Bianchi: se al Pd non servo, arrivederci e grazie
Cara Europa, ho scritto una lettera al segretario Guglielmo Epifani per comunicargli le mie dimissioni dalla direzione nazionale del Pd: dove ero entrato dopo aver partecipato, da indipendente e come ministro dei trasporti, al secondo governo Prodi. Ho dovuto constatare che la mia disponibilità non era di alcun interesse per il partito, che invece, grazie a boiardi locali, mi è stato ostile nelle candidature per l’Europa e per il Campidoglio. Ma i fatti personali contano poco, conta moltissimo invece veder rimosso l’episodio dei 101 felloni contro Prodi, e ancor più la dissennata perdita di orizzonte, dopo che il riformismo progressista s’è trasformato in arena di scontri personali. Qualcuno vincerà, e io gli auguro di saper tagliare le parti malate e ridefinire il progetto per il paese.
Alessandro Bianchi, Roma
Caro Alessandro, il mio impulso era quello di non pubblicare la tua lettera (e ti prego di scusarmi se ho dovuto accorciarla di molto, per restare negli spazi di questa “gabbia” grafica); e di telefonarti per chiedere un ripensamento, almeno fino alle primarie-congresso dell’8 dicembre: dove appunto qualcuno dei pretendenti vincerà, e, si spera, vorrà rifare il Pd come partito colto, moderno, riformista, progressista, cacciando a pedate i baroni e i cacicchi, vecchi e giovani, senza razzismi anagrafici.
Il rischio di un assalto alla diligenza c’è, se lo stesso Renzi, sentendosi super-sostenuto anche dalle tue parti calabresi, ha ammonito che preferisce quelli che spingono il carro a quelli che invece vi saltano sopra per prolungare, sotto altra bandiera ma con immutata famelicità, l’affarismo, l’opportunismo, il clientelismo.
E altre malattie che conosciamo, da buoni meridionali, ma che sono ormai endemiche anche al Nord, dopo che per vent’anni Forza Italia ha personalizzato il consenso in plebiscito e l’adesione in affarismo a cielo aperto.
Ho rinunciato a telefonarti per rispetto, ma personalmente, pur pensando come te, ho rinnovato la tessera del partito anche per quest’anno: e proprio con lo scopo di votare alle primarie, perché anche il mio voto conti.
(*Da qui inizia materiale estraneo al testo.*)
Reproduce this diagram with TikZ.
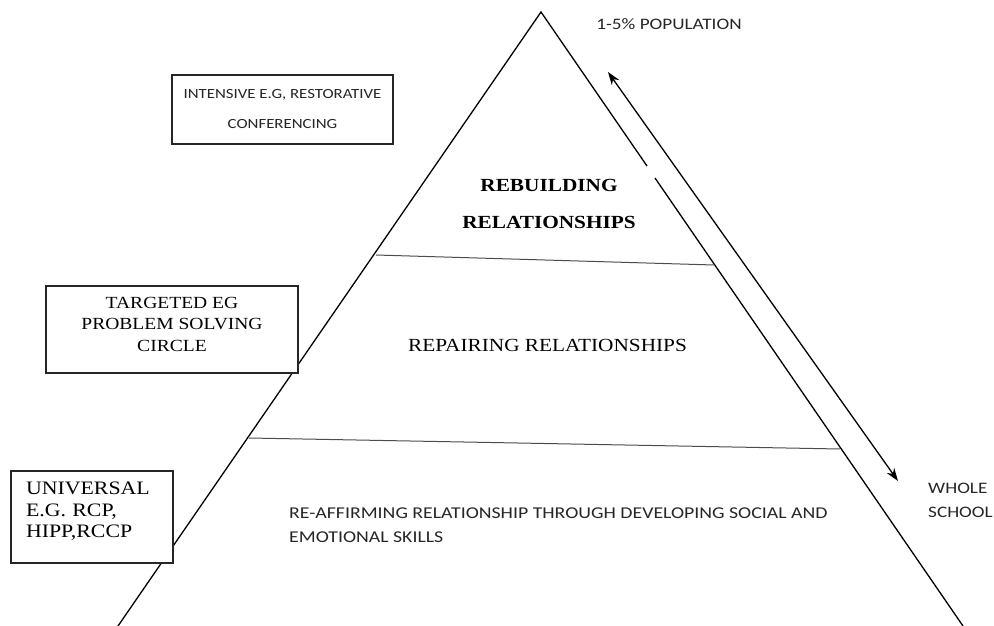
\documentclass[tikz,border=0pt]{standalone}
\usepackage{fontspec}
\setmainfont{Liberation Serif}[FakeStretch=1.15]
\newfontfamily\labelfont{Carlito}[FakeStretch=1.2]
\usetikzlibrary{arrows.meta}

\tikzset{
  tierbox/.style={draw=black!85, line width=1.2pt, fill=white, inner sep=0pt},
  sanstext/.style={text=black!85, inner sep=0pt},
  seriftext/.style={text=black, inner sep=0pt},
  tipend/.style={line width=1.3pt, {Stealth[length=13pt,width=9pt]}-{Stealth[length=13pt,width=9pt]}}
}

\begin{document}
\begin{tikzpicture}[x=1pt,y=-1pt]
\useasboundingbox (0,0) rectangle (994,626);
\coordinate (apex) at (541,12);
\coordinate (baseL) at (118,626);
\coordinate (baseR) at (963,626);
\draw[line width=1.3pt] (baseL) -- (apex) -- (647,166);
\draw[line width=1.3pt] (655,178) -- (baseR);
% the two tier dividers
\draw[black!70, line width=1pt] (376,255) -- (714,265);
\draw[black!70, line width=1pt] (249,438) -- (840,449);

\node[tierbox, seriftext, minimum width=252pt, minimum height=87pt, align=center, text depth=11pt,
  font=\fontsize{17}{21.5}\selectfont] (targeted) at (172,329.5)
  {TARGETED EG\\PROBLEM SOLVING\\CIRCLE};
\node[tierbox, seriftext, minimum height=92pt, inner xsep=15pt, text width=132pt, align=left, text depth=57.5pt,
  font=\fontsize{19}{21.5}\selectfont] (universal) at (92,517)
  {UNIVERSAL\\E.G. RCP,\\HIPP,RCCP};
\node[tierbox, sanstext, minimum width=221pt, minimum height=69pt, align=center,
  font=\labelfont\fontsize{14}{30}\selectfont] (intensive) at (282.5,109.5)
  {INTENSIVE E.G, RESTORATIVE\\CONFERENCING};

\node[seriftext, align=center, font=\bfseries\fontsize{18.5}{37}\selectfont] (rebuild) at (549,203.5)
  {REBUILDING\\RELATIONSHIPS};
\node[seriftext, font=\fontsize{18.5}{22}\selectfont] (repair) at (547.5,345) {REPAIRING RELATIONSHIPS};
\node[sanstext, anchor=west, align=left, font=\labelfont\fontsize{16.5}{24}\selectfont] (reaffirm) at (289,525)
  {RE-AFFIRMING RELATIONSHIP THROUGH DEVELOPING SOCIAL AND\\EMOTIONAL SKILLS};

\node[sanstext, font=\labelfont\fontsize{16}{24}\selectfont] (few) at (669,24) {1-5\% POPULATION};
\node[sanstext, anchor=west, align=left, font=\labelfont\fontsize{16}{24}\selectfont] (whole) at (928,500)
  {WHOLE\\SCHOOL};

\coordinate (fewEnd) at (608,72);
\coordinate (wholeEnd) at (898,481);
\draw[tipend] (fewEnd) -- (wholeEnd);
\end{tikzpicture}
\end{document}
Tu dici che non conta? Hai ragione, ma penso che dobbiamo comportarci “come se…” Dopo, quando il nuovo segretario sarà alla prova del “nuovo” partito che tu auspichi e anch’io, valuteremo se dargli il nostro granellino di sabbia o se chiuderci definitivamente nella nostra memoria, conservando, nelle tristezze della vecchiaia (parlo di me), almeno il fascino delle battaglie giovanili, i volti umani e le parole che erano o ci parvero belli e belle.
Tu potresti dirmi che, almeno, io ho la gratificazione di scrivere ogni giorno su questo giornale, per quanto piccolo e spesso ignorato dalle stesse gerarchie del Pd: ma non è così. In dieci anni di condirezione, e scrivendo non meno di trecento articoli all’anno, ho ricevuto dal Nazareno sì e no dieci telefonate.
Ultime, ieri, da Franco Monaco e da Rosy Bindi. Per la dirigenza, siamo e restiamo estranei, e forse col peccato originale, io del mio liberalismo riformista, tu della tua cultura scientifica e umanistica che non si piega ai baroni. Del resto, per essere franchi fino in fondo, nella Prima repubblica alla fine successe la stessa cosa: anch’io mi dimisi dalla direzione nazionale del Pli, che era composta di venti persone, quando cominciai a sentire cattivo odore.
Per fortuna, non mi è mancato per il resto dei miei giorni, come non mancherà a te, la luce della lettura, che illumina più di quella della politica politicienne.